My folder that I carry in my truck for the field is about a 1" thick to cover myself from BLM/FS idjets...........John

LOL ONLY 1" John? You travel light! I had to go to one of those plastic portable file boxes that holds the folders so I could keep things in some kind of order for easy access. I figure if it comes time to have to CYA it's better have it and not need it than to need it and not have it!
 

No the miner is not subject to 36 CFR which guides the USFS. Again addressing a Special use permit? Going back to CFR Title 36. We don't need no stinkin' special use permit!

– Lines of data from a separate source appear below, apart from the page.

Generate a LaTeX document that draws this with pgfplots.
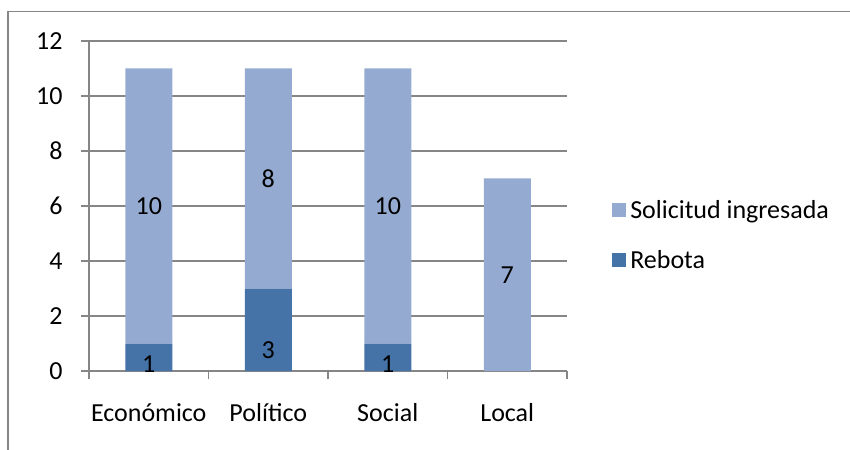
\documentclass[border=0pt]{standalone}
\usepackage{pgfplots}
\pgfplotsset{compat=1.18}
\usepackage{fontspec}
\setmainfont{Carlito}
\definecolor{rebota}{RGB}{69,114,167}
\definecolor{solic}{RGB}{149,170,208}
\definecolor{gridc}{RGB}{134,134,134}
\begin{document}
\begin{tikzpicture}
\begin{axis}[
  scale only axis, width=478bp, height=330bp,
  ybar stacked, bar width=47bp,
  xmin=-0.5, xmax=3.5, ymin=0, ymax=12,
  axis x line*=bottom, axis y line*=left,
  axis line style={gridc, line width=1.2bp},
  xtick={0,1,2,3},
  xticklabels={Económico, Político, Social, Local},
  minor xtick={-0.5,0.5,1.5,2.5,3.5},
  ytick={0,2,...,12},
  ymajorgrids, major grid style={gridc, line width=1.2bp},
  tick style={gridc, line width=1.2bp},
  tick align=outside,
  major tick length=8bp, minor tick length=8bp,
  x tick style={draw=none}, minor x tick style={draw=gridc},
  font=\fontsize{26bp}{31bp}\selectfont,
  /pgf/number format/assume math mode=true,
  yticklabel style={xshift=-15bp},
  xticklabel style={yshift=-21bp},
  visualization depends on=rawy \as \rawy,
  nodes near coords,
  point meta=explicit symbolic,
  reverse legend,
  legend style={draw=none, at={(1.088,0.412)}, anchor=west,
    row sep=27bp, nodes={inner xsep=4bp}},
  legend cell align=left,
  legend image code/.code={\path[#1,draw=none] (0bp,-7bp) rectangle (14bp,7bp);},
]
\addplot[fill=rebota, draw=none,
  every node near coord/.style={anchor=center, yshift={-\rawy*6.875bp}, black}]
  coordinates {(0,1) [1] (1,3) [3] (2,1) [1] (3,0) [{}]};
\addplot[fill=solic, draw=none,
  every node near coord/.style={anchor=center, black}]
  coordinates {(0,10) [10] (1,8) [8] (2,10) [10] (3,7) [7]};
\legend{Rebota, Solicitud ingresada}
\end{axis}
\draw[gridc, line width=1.5bp] (-81bp,-80bp) -- (-81bp,359.5bp) -- (762bp,359.5bp);
\pgfresetboundingbox
\path[use as bounding box] (-89bp,-79bp) rectangle (761bp,371bp);
\end{tikzpicture}
\end{document}
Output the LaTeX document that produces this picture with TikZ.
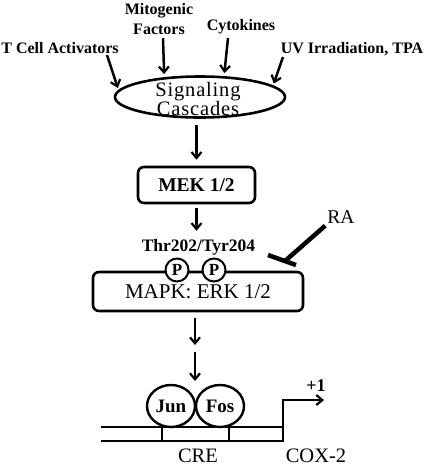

CFR Title 36: Parks, Forests, and Public Property

CHAPTER II: FOREST SERVICE, DEPARTMENT OF AGRICULTURE

PART 251: LAND USES

Subpart B: Special Uses

251.50 - Scope.

(a) All uses of National Forest System lands, improvements, and resources, except those authorized by the regulations governing sharing use of roads; grazing and livestock use; the sale and disposal of timber and special forest products, such as greens, mushrooms, and medicinal plants); and minerals are designated "special uses".

===============================================================================================

So I'll shorten it for a clearer reading/understanding/a) All uses of National Forest System lands, improvements, and resources, except those authorized by the regulations governing minerals are designated "special uses.